Marco van de Voort marcov at stack.nl
Tue Nov 20 10:56:28 CET 2007


> Op Tue, 20 Nov 2007, schreef Marco van de Voort:
> > > calling convention)
> > > No usable type information for published fields (only a name to offset
> > > mapping is given, no type information at all)
> > > And so on...
> > 
> > Note that all this can be remedied (and better) by a simple code generator
> > (e.g. codesmith), as long as you alone control the project.
> 
> Ok, but the question to be asked is why would you want to write a code 
> generator if the compiler can generate usable RTTI for you?

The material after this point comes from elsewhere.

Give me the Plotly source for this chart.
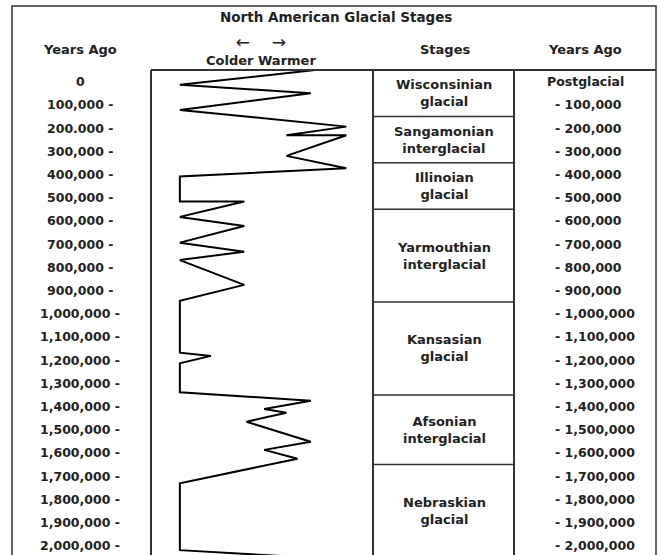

RTTI is only half (you need to write the RTTI inspecting code anyway), the generated code is
well integrated, and because there is an higher abstraction level you can
perform checks.
 
> If you want you can say the whole concept of RTTI is nonsense, since you 
> can make those data structures yourself. However, the fact that the 
> compiler generates them, saves you the work of writing and maintaining 
> those RTTI data structures.

I'm not against RTTI, but it simply must not be overrated.
  
> > The .NET framework however also needs these attributes to interact with
> > Windows server components as IIS, and I can also imagine this, when used
> > sparingly applies to other server component vendors (hi Thorsten) too.
> 
> Attributes are IMO syntactic sugar for:
> 
> const datatype1_attributes:Tdatatype1_attributes=(
>         rtti:typinfo(datatype1),
>         attribute1:value1,
>         attribute2:value2,
>         attribute3:value3
>       );

In a statically compiled language, yes. .NET probably pulls them out of the
JIT context for the relevant assembly when needed. Can do an extra JIT pass
even if it needs them.

I don't know what you are getting to with the rest of your msgs.